Elinore's birth was so calm and laid back. It was peaceful and went so smoothly. Even though I'd hoped for a natural birth, I had an epidural, we'd taken naps, and even though I'd gotten sick, it was a peaceful experience. Our nurses were awesome and when Elinore came into the world it was calm and we were talking and I was crying.
Ruth's birth was anything but calm and peaceful! I decided for the epidural at 4cm, but by the time they came for it I was 7, and by the time they were cleaning by back for it, my water broke and Ruth was ready to be there NOW. There was no time, there was no doctor, and they weren't quite ready for birth. It was hurried, I was angry they weren't ready and I wanted to have a baby NOW. It was hectic, it was fast, and before I really could understand what just happened, I had a baby on my chest!
The birth's were both very different, but the weeks following were very different too.
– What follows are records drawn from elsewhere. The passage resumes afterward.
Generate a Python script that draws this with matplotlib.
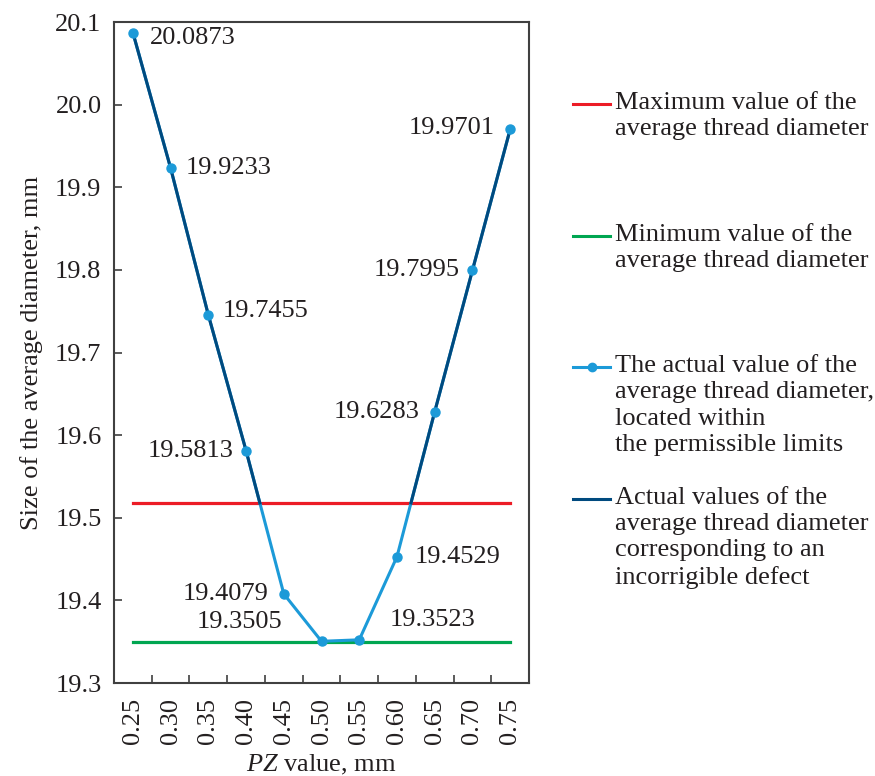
import numpy as np
import matplotlib
matplotlib.use("Agg")
import matplotlib.pyplot as plt
from matplotlib.lines import Line2D

plt.rcParams['font.family'] = ['Liberation Serif', 'DejaVu Serif']
plt.rcParams['mathtext.fontset'] = 'custom'
plt.rcParams['mathtext.it'] = 'Liberation Serif:italic'
plt.rcParams['mathtext.rm'] = 'Liberation Serif'

# data
pz_labels = ["0.25", "0.30", "0.35", "0.40", "0.45", "0.50", "0.55", "0.60", "0.65", "0.70", "0.75"]
diameter = [20.0873, 19.9233, 19.7455, 19.5813, 19.4079, 19.3505, 19.3523, 19.4529, 19.6283, 19.7995, 19.9701]
max_limit = 19.518
min_limit = 19.350

legend_labels = [
    "Maximum value of the\naverage thread diameter",
    "Minimum value of the\naverage thread diameter",
    "The actual value of the\naverage thread diameter,\nlocated within\nthe permissible limits",
    "Actual values of the\naverage thread diameter\ncorresponding to an\nincorrigible defect",
]

c_red = '#ec1c26'
c_green = '#00a651'
c_light = '#1c9ad8'
c_dark = '#004a7f'
fs = 19

x = np.arange(len(diameter))
y = np.array(diameter)

fig = plt.figure(figsize=(8.75, 7.76), dpi=100)
ax = fig.add_axes([0.1303, 0.1198, 0.4743, 0.8518])

# limit lines
ax.plot([x[0], x[-1]], [max_limit, max_limit], color=c_red, lw=2.3, zorder=2)
ax.plot([x[0], x[-1]], [min_limit, min_limit], color=c_green, lw=2.3, zorder=2)

# actual values (light blue)
ax.plot(x, y, color=c_light, lw=2.2, zorder=3)

# parts above the maximum limit in dark blue
# left part: from first point to crossing with max line
i = np.where(y < max_limit)[0][0]
t = (y[i - 1] - max_limit) / (y[i - 1] - y[i])
xl = np.append(x[:i], x[i - 1] + t)
yl = np.append(y[:i], max_limit)
ax.plot(xl, yl, color=c_dark, lw=2.2, zorder=4)
# right part
j = np.where(y < max_limit)[0][-1]
t = (max_limit - y[j]) / (y[j + 1] - y[j])
xr = np.insert(x[j + 1:].astype(float), 0, x[j] + t)
yr = np.insert(y[j + 1:], 0, max_limit)
ax.plot(xr, yr, color=c_dark, lw=2.2, zorder=4)

ax.plot(x, y, 'o', color=c_light, ms=6.5, zorder=5)

# value labels (offsets in points)
offsets = [(12, -4, 'left'), (11, 0, 'left'), (10, 3, 'left'), (-9, 0, 'right'),
           (-11, 0, 'right'), (-59, 14, 'center'), (53, 14, 'center'), (13, 0, 'left'),
           (-11, 0, 'right'), (-9, 0, 'right'), (-11, 1, 'right')]
for xi, yi, (dx, dy, ha) in zip(x, y, offsets):
    ax.annotate(f"{yi:.4f}", (xi, yi), xytext=(dx, dy), textcoords='offset points',
                ha=ha, va='center', fontsize=fs, color='#231f20', zorder=6)

ax.set_xlim(-0.5, len(x) - 0.5)
ax.set_ylim(19.3, 20.1)
ax.set_yticks(np.arange(19.3, 20.1001, 0.1))
ax.set_yticklabels([f"{v:.1f}" for v in np.arange(19.3, 20.1001, 0.1)])
ax.set_xticks(x)
ax.set_xticklabels(pz_labels, rotation=90)
ax.set_xticks(np.arange(0.5, len(x) - 1, 1), minor=True)
ax.tick_params(axis='x', which='major', length=0, pad=11, labelsize=fs, colors='#231f20')
ax.tick_params(axis='x', which='minor', direction='in', length=6, width=1.2, color='#404040')
ax.tick_params(axis='y', direction='in', length=6, width=1.2, pad=9, labelsize=fs,
               labelcolor='#231f20', color='#404040')
for s in ax.spines.values():
    s.set_linewidth(1.5)
    s.set_color('#404040')

ax.set_ylabel("Size of the average diameter, mm", fontsize=fs, color='#231f20', labelpad=9)
ax.set_xlabel(r"$PZ$ value, mm", fontsize=fs, color='#231f20', labelpad=6)

# legend, drawn by hand so the handles line up with the first text line
colors = [c_red, c_green, c_light, c_dark]
W, H = 875, 776
for k, (lab, col) in enumerate(zip(legend_labels, colors)):
    yy = 1 - (104 + 131.5 * k) / H
    fig.add_artist(Line2D([573 / W, 610 / W], [yy, yy], color=col, lw=2.2))
    if col == c_light:
        fig.add_artist(Line2D([591.5 / W], [yy], marker='o', color=col, ms=6))
    fig.text(615 / W, yy + 12 / H, lab, fontsize=fs, va='top', ha='left',
             linespacing=1.26, color='#231f20')

fig.savefig("out.png", dpi=100)
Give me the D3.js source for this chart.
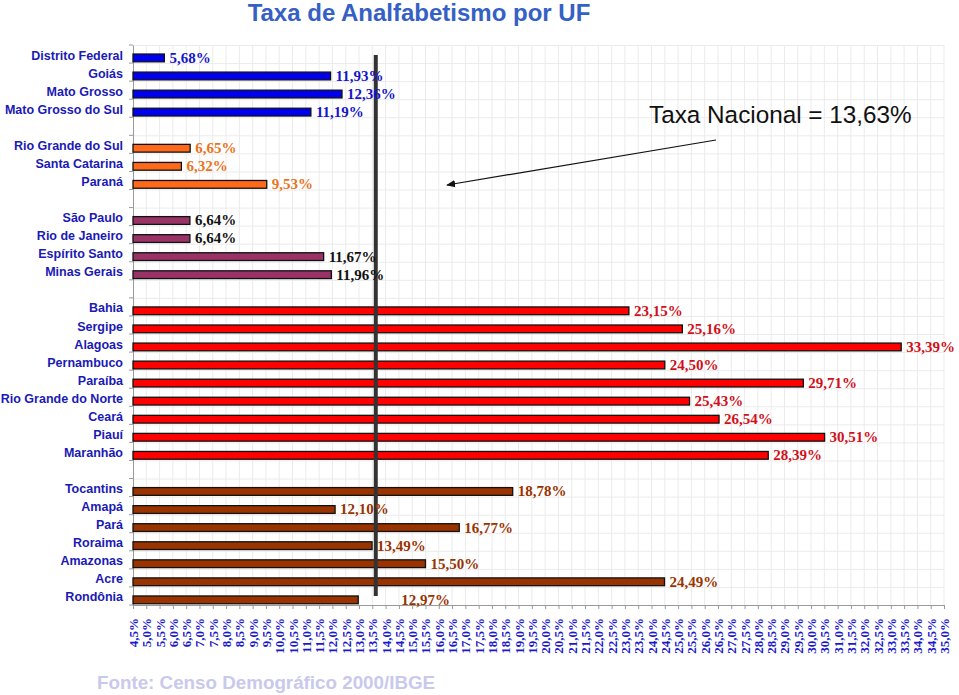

With Elinore's birth the physical recovery was unpleasant to say the least. It was uncomfortable and just all around not fun. But mentally I was pleased with the birth experience and happy with it. I was surprised by that too; I thought I'd be disappointed that I didn't have the natural birth I wanted. My nurse was awesome about talking me into being okay with it and reassuring I could probably make it if I had another baby because of how quickly I progressed and other awesome comments. (She was super great!)
With Ruth's my physical recovery was easy peasy, but I struggled more with processing her birth because it was so fast (less than 2.5 hours). I felt bad for some of the yelling I did. And the whole epidural thing stuck with me too. The anesthesiologist didn't want to do it when he arrived, but I was mentally prepared for it and the nurse pushed for me, but then we couldn't do it anyway. It was just so different; I wasn't at peace with it for awhile. Now, 3 months later, I am, but it weighed on my mind a lot that first month.
I don't know that we'll have any more babies, but if I were faced with thinking about another delivery, I'm not sure what I would choose. I do know I'd be ready to get to the hospital right away though if I wasn't induced again!